Páginas

domingo, 17 de janeiro de 2021

DIÁRIO DA QUARENTENA (CLXXXVI)

 


Meu braço está esperando pela vacina – e não estou preocupado com a procedência do medicamento. Quero a imunidade o mais rápido possível. Ou melhor, quero a esperança de estar imune às diversas doenças (reais, simbólicas, imaginárias) que caracterizam a existência humana nestes tempos sombrios.

Outro dia alguém perguntou se, na impossibilidade de evitar as tragédias, não poderíamos ter uma tragédia normal? Fiquei pensando nos conceitos de tragédia e normal. Depois de constatar a beleza retórica dos oximoros, não fui muito longe. A afasia do discurso e o aturdimento impedem que se prenda o(s) vírus em um conjunto de palavras e, hermeneuticamente, seja possível desmontar a aflição.

Recusar os avanços da ciência sempre conduziu ao matadouro. Exemplos históricos não faltam. Sintomaticamente, é nos momentos de caos e falta de perspectivas que os profetas do apocalipse (αποκάλυψις) abandonam o inferno e invadem a Terra. As ilusões de um tempo novo, sem pecado, são arremessadas ao vento e encontram ouvidos atentos e dispostos a acolher esse chamado encantatório. O rebanho de ovelhas não consegue compreender que o mito faustiano promete o Paraíso e entrega a frustração (quer dizer, o abate). A necropolítica é o pretinho básico das sociedades predadoras.

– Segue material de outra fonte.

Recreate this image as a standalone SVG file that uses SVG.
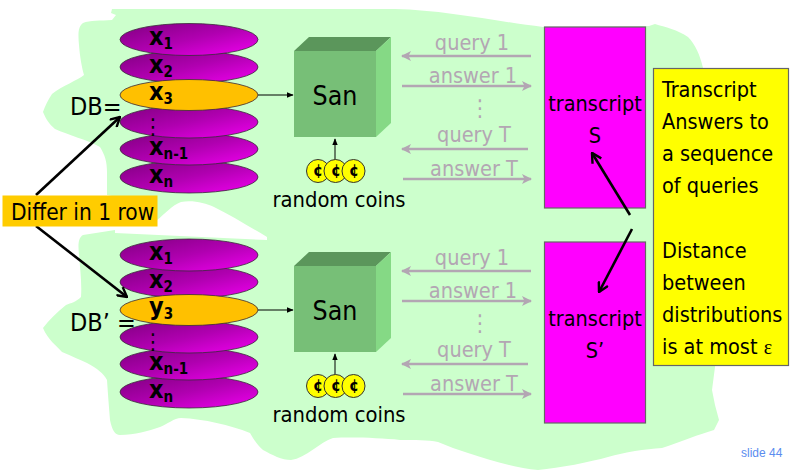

A incompetência dos gestores da res publicæ se tornou visível na primeira crise, mas poucos se preocuparam com isso. Preferiram emular Pôncio Pilatos, aquele que terceirizou a responsabilidade. O mesmo procedimento foi adotado nas demais situações críticas, mostrando que a solidariedade, a empatia e a racionalidade se transformaram em elementos raros. O pesadelo parece não ter fim.

Desta vez, não há escapatória: o país está em metástase. O Brasil se transformou em um corpo tetraplégico – as instituições democráticas (salvo as exceções de sempre) parecem estar paralisadas. O Senado, a Câmara de Deputado e o Poder Judiciário não esboçam qualquer gesto para frear o ódio e a cegueira política. Talvez estejam esperando o colapso total. Não ficaria surpreso se a intenção fosse essa.

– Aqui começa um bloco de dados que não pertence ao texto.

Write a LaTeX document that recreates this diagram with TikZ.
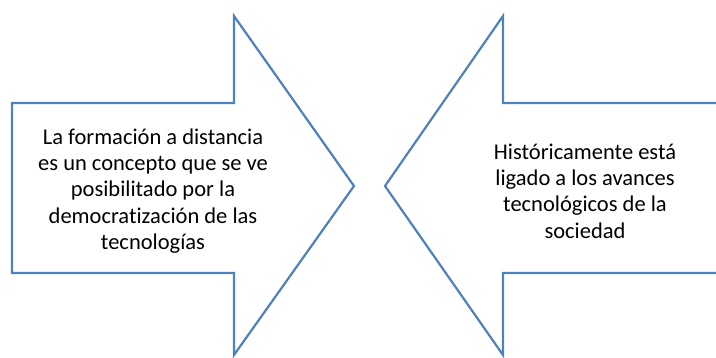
\documentclass[tikz,border=0pt]{standalone}
\usepackage{xcolor}
\usepackage{tikz}
\usepackage{fontspec}
\setmainfont{Carlito}[Ligatures=NoCommon]
\definecolor{arrowblue}{RGB}{79,129,189}

\begin{document}
\begin{tikzpicture}[
    x=1pt, y=-1pt,
    bigarrow/.style={draw=arrowblue, line width=2.2pt, line join=miter, fill=white},
    idea/.style={align=center, font=\fontsize{22.5}{26.3}\selectfont, text=black, inner sep=0pt}
]
\useasboundingbox (0,0) rectangle (716,358);
\clip (0,0) rectangle (716,358);

% left arrow, pointing right
\draw[bigarrow] (12,103) -- (234,103) -- (234,16) -- (354,186) -- (234,355) -- (234,273) -- (12,273) -- cycle;
% right arrow, pointing left (runs off the page)
\draw[bigarrow] (730,103) -- (503,103) -- (503,16) -- (385,186) -- (503,355) -- (503,273) -- (730,273);

\node[idea] (left) at (153,191) {La formación a distancia\\es un concepto que se ve\\posibilitado por la\\democratización de las\\tecnologías};
\node[idea] (right) at (585,191) {Históricamente está\\ligado a los avances\\tecnológicos de la\\sociedad};

\end{tikzpicture}
\end{document}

Enquanto isso, cientistas em diversos lugares do planeta trabalham incansavelmente para produzir algum tipo de antídoto ao Covid-19. Entre os remédios que estão prontos ou que estão sendo aperfeiçoados, todos propõem erradicar a pandemia o mais rápido possível. Talvez seja esse o único caminho possível para que a população mundial possa reconstruir as suas vidas.

No entanto, setores negacionistas querem renunciar a esse benefício. Ou melhor, estão questionando o trabalho dos cientistas. Na pátria idolatrada, o pensamento vazio da ignorância possui força e arrasta multidões para o abismo. Com o apoio religioso e dos aparelhos ideológicos do Estado, estão flertando com a morte, estão querendo voltar à era do contrailuminismo. Diante da luz, o mormaço ofuscante que caracteriza o Armagedom (Ἁρμαγεδών) reage violentamente contra qualquer atividade propositiva.

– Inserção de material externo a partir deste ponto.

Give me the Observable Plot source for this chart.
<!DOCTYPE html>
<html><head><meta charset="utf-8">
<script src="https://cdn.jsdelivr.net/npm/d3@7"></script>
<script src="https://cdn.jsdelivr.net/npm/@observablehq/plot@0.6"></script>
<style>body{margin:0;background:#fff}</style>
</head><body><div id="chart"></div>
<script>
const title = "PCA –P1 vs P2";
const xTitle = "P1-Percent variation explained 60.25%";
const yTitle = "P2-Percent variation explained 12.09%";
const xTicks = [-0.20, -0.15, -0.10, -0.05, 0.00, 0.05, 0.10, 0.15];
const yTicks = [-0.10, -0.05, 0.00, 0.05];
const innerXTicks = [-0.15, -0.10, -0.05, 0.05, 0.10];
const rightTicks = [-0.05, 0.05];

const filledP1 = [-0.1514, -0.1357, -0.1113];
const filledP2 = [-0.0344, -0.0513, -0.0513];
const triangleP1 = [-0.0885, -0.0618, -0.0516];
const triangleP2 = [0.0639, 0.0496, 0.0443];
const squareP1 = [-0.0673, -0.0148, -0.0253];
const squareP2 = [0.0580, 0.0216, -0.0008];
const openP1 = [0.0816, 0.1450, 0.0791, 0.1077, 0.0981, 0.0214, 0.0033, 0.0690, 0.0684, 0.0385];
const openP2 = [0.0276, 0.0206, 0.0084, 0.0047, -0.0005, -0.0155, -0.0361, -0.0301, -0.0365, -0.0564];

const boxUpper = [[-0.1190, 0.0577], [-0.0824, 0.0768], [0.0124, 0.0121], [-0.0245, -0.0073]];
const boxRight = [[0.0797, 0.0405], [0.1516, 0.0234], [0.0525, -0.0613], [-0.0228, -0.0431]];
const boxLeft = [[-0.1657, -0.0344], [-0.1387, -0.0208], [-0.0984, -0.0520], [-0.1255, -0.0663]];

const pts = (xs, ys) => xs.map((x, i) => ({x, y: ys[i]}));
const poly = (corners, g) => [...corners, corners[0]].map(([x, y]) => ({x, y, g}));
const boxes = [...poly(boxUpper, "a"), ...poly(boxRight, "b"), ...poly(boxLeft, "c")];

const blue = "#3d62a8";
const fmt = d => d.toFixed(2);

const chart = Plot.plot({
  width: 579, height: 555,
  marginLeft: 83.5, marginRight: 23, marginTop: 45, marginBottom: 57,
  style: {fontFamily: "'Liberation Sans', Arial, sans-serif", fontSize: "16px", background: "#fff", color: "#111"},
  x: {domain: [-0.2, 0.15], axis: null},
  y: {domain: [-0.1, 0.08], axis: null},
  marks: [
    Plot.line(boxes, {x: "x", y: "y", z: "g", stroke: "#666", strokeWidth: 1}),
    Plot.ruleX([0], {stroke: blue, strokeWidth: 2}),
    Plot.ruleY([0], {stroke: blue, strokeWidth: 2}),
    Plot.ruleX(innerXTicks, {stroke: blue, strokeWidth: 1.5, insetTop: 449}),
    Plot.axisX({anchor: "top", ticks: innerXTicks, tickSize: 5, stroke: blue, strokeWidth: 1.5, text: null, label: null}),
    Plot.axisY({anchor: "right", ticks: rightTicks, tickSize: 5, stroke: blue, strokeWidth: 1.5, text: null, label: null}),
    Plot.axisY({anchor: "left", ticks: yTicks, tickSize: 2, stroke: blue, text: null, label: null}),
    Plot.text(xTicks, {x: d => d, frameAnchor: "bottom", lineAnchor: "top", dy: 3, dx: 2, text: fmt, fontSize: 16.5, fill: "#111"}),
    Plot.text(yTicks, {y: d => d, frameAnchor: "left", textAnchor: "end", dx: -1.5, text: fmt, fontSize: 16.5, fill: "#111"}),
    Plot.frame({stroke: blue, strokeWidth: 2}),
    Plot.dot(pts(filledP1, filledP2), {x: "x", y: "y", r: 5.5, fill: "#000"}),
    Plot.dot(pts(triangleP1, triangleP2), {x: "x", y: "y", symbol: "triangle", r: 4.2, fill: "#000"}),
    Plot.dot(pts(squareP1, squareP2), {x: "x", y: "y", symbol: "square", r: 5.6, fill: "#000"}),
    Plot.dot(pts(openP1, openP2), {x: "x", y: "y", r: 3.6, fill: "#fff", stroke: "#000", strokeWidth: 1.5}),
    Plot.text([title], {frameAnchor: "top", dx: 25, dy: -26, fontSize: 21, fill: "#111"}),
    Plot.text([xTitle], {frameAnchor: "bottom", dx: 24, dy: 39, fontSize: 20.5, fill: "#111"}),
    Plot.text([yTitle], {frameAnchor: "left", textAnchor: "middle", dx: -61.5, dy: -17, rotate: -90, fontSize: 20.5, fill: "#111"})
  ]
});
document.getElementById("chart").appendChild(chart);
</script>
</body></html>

Os eventos de novembro de 1904 não ensinaram nada para aqueles que estão ensaiando uma nova revolta da vacina. Enquanto o mundo está prestes a desmoronar e temos dificuldades para respirar, o meu braço continua esperando pelo fim da barbárie.

Ao fundo, como se fosse parte da trilha sonora que acena com a possibilidade de dias melhores, ouço Alceu Valença: Na bruma leve das paixões que vêm de dentro / Tu vens chegando para brincar no meu quintal / (...) // Tu vens, tu vens / Eu já escuto os teus sinais.